I stopped mid-sentence with my fingers poised above the keyboard when several things registered in my mind at once. Ginko was sprinting toward the upper pasture. The thing he wanted to chase was Lilly. She was outside the fence, sprinting low and hard toward the road. And … there were cars coming.
My emergency mode kicked in, and I screamed, “Lilly! No!” That got her attention and slowed her pace, so I followed with the most authoritative “COME!” I could muster, considering I felt like throwing up.
She stopped short of the road and began wiggling like a small hover craft toward our gate. (That’s her standard submissive posture. She does it any time she’s scared or thinks she’s in trouble.)
As I grabbed my cattle gate opener out of my car and ran up our football-field-long driveway, I saw the lure … our neighbor John and his new pup Charlie were outside. Charlie sometimes comes over to play. Lilly, it seems, decided to return the favor.
Out of breath, my heart racing from terror more than the run, I reached the gate to let her in.
I did not scold her.

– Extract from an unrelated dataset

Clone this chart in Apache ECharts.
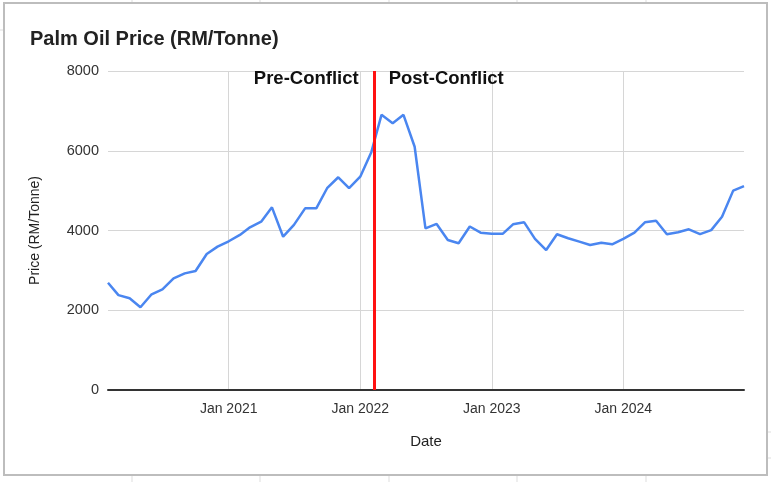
<!DOCTYPE html>
<html>
<head>
<meta charset="utf-8">
<script src="https://cdn.jsdelivr.net/npm/echarts@6/dist/echarts.min.js"></script>
<style>
  html, body { margin: 0; padding: 0; background: #fff; }
  #chart { width: 771px; height: 482px; }
</style>
</head>
<body>
<div id="chart"></div>
<script>
// monthly palm oil price, Feb 2020 - Dec 2024 (RM/tonne)
const months = [
  "2020-02-01", "2020-03-01", "2020-04-01", "2020-05-01", "2020-06-01", "2020-07-01",
  "2020-08-01", "2020-09-01", "2020-10-01", "2020-11-01", "2020-12-01",
  "2021-01-01", "2021-02-01", "2021-03-01", "2021-04-01", "2021-05-01", "2021-06-01",
  "2021-07-01", "2021-08-01", "2021-09-01", "2021-10-01", "2021-11-01", "2021-12-01",
  "2022-01-01", "2022-02-01", "2022-03-01", "2022-04-01", "2022-05-01", "2022-06-01",
  "2022-07-01", "2022-08-01", "2022-09-01", "2022-10-01", "2022-11-01", "2022-12-01",
  "2023-01-01", "2023-02-01", "2023-03-01", "2023-04-01", "2023-05-01", "2023-06-01",
  "2023-07-01", "2023-08-01", "2023-09-01", "2023-10-01", "2023-11-01", "2023-12-01",
  "2024-01-01", "2024-02-01", "2024-03-01", "2024-04-01", "2024-05-01", "2024-06-01",
  "2024-07-01", "2024-08-01", "2024-09-01", "2024-10-01", "2024-11-01", "2024-12-01"
];
const prices = [
  2690, 2380, 2300, 2075, 2400, 2525, 2800, 2925, 2985, 3410, 3595,
  3730, 3890, 4080, 4220, 4580, 3845, 4140, 4555, 4555, 5060, 5335, 5060,
  5350, 5970, 6900, 6690, 6900, 6100, 4055, 4165, 3760, 3680, 4100, 3945,
  3920, 3920, 4155, 4205, 3790, 3510, 3905, 3805, 3720, 3635, 3695, 3655,
  3790, 3945, 4205, 4245, 3905, 3955, 4030, 3910, 4010, 4345, 5000, 5115
];
const conflictDate = "2022-02-10";
const yTicks = [0, 2000, 4000, 6000, 8000];

const font = "Arial, 'Liberation Sans', sans-serif";
const YEAR = 365 * 24 * 3600 * 1000;

const chart = echarts.init(document.getElementById("chart"));
chart.setOption({
  animation: false,
  backgroundColor: "#fff",
  textStyle: { fontFamily: font },
  title: {
    text: "Palm Oil Price (RM/Tonne)",
    left: 25,
    top: 24,
    textStyle: { fontFamily: font, fontSize: 20, fontWeight: "bold", color: "#222" }
  },
  graphic: [
    // spreadsheet cell lines peeking out behind the chart
    { type: "line", shape: { x1: 0, y1: 30, x2: 4, y2: 30 }, style: { stroke: "#ddd", lineWidth: 1 } },
    { type: "line", shape: { x1: 768, y1: 432, x2: 771, y2: 432 }, style: { stroke: "#ddd", lineWidth: 1 } },
    { type: "line", shape: { x1: 768, y1: 458, x2: 771, y2: 458 }, style: { stroke: "#ddd", lineWidth: 1 } },
    ...[132, 260, 389, 517, 646].map(x => ({
      type: "line", shape: { x1: x, y1: 0, x2: x, y2: 3 }, style: { stroke: "#ddd", lineWidth: 1 }
    })),
    ...[132, 260, 389, 517, 646].map(x => ({
      type: "line", shape: { x1: x, y1: 476, x2: x, y2: 482 }, style: { stroke: "#ddd", lineWidth: 1 }
    })),
    {
      type: "rect",
      shape: { x: 4, y: 3, width: 763, height: 472 },
      style: { fill: null, stroke: "#bdbdbd", lineWidth: 2 },
      z: 100
    }
  ],
  grid: { left: 108, right: 27, top: 71, bottom: 92 },
  xAxis: {
    type: "time",
    min: months[0],
    max: months[months.length - 1],
    minInterval: YEAR,
    maxInterval: YEAR,
    name: "Date",
    nameLocation: "middle",
    nameGap: 44,
    nameTextStyle: { fontSize: 15, color: "#222", fontFamily: font },
    axisLine: { lineStyle: { color: "#333", width: 2 } },
    axisTick: { show: false },
    axisLabel: {
      fontSize: 14,
      color: "#333",
      margin: 12,
      showMinLabel: false,
      showMaxLabel: false,
      formatter: v => "Jan " + new Date(v).getFullYear()
    },
    splitLine: {
      show: true,
      showMinLine: false,
      showMaxLine: false,
      lineStyle: { color: "#d6d6d6", width: 1 }
    }
  },
  yAxis: {
    type: "value",
    min: yTicks[0],
    max: yTicks[yTicks.length - 1],
    interval: 2000,
    name: "Price (RM/Tonne)",
    nameLocation: "middle",
    nameGap: 66,
    nameTextStyle: { fontSize: 14, color: "#222", fontFamily: font },
    axisLine: { show: false },
    axisTick: { show: false },
    axisLabel: { fontSize: 14.5, color: "#333", margin: 9, formatter: v => String(v) },
    splitLine: { lineStyle: { color: "#d6d6d6", width: 1 } }
  },
  series: [
    {
      name: "Price",
      type: "line",
      data: months.map((m, i) => [m, prices[i]]),
      showSymbol: false,
      lineStyle: { color: "#4a86f0", width: 2.5 },
      itemStyle: { color: "#4a86f0" },
      z: 3,
      markLine: {
        silent: true,
        symbol: "none",
        z: 4,
        lineStyle: { color: "#ff1111", width: 3, type: "solid" },
        label: {
          position: "end",
          fontSize: 18.5,
          fontWeight: "bold",
          color: "#111",
          fontFamily: font
        },
        data: [
          {
            xAxis: conflictDate,
            label: { formatter: "Pre-Conflict", align: "right", offset: [-16, 22] }
          },
          {
            xAxis: conflictDate,
            label: { formatter: "Post-Conflict", align: "left", offset: [14, 22] }
          }
        ]
      }
    }
  ]
});
</script>
</body>
</html>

I just squeezed her tightly and cried. I was already having a stressful, deadline-soaked day. Utter terror did not help.
It’s a blessing that my husband got a new laptop today for his work. I happily took it outside to write. Had I been working inside in my south-facing office, I never would have known Lilly was loose to the east and running hard. She very well might have been hit by a car on the road.
After I finally stopped kissing her, I walked toward the back fence since that’s the last place I saw her before I settled on our front patio to write. She had been digging for voles. I thought maybe she’d accidentally made a hole under the fence.
Lilly followed, smiling, as I walked back to her hunting ground and asked over and over, “How did you get out? Show me.”
Seriously, the kid is an accomplished escape artist, but now that we have three of the four sides of our acreage stalwart with new fences, her wandering ways have stopped. (It helps that snow banks no longer top our fences.)
As I approached the 30-year-old back fence, I saw the problem. One whole section of wire was bent 90-degrees away from the corner post. A good 10-feet of boundary sat completely open, entirely unprotected. (… and what dog doesn’t see an opening like that and think, “Whoo-hoo!”) She likely poked around on the ranch behind us, until she saw Charlie.
It looked like someone used a can opener on the cattle fencing, but evidence pointed elsewhere.
Today our entire property is dotted big piles of elk scat. It seems members of the large elk herd that spends calving season near our home came visiting last night. And, they’ve been known to mangle fences during their spring-time stay.
If the tracks around the pond are any indication, they came to get a drink and to get some sleep.
I secured the section of fence the best I could, asked Lilly to please stay home from now on, and went back to work.
That was hours ago, and I still haven’t recovered from the scare.
Yet, I’m thankful for the laptop that got me outside at the right time. I’m thankful for Ginko, who is ever watchful over his baby sister. And, I’m thankful for the power of the well-placed (and rarely used) “NO!” which saved Lilly’s life.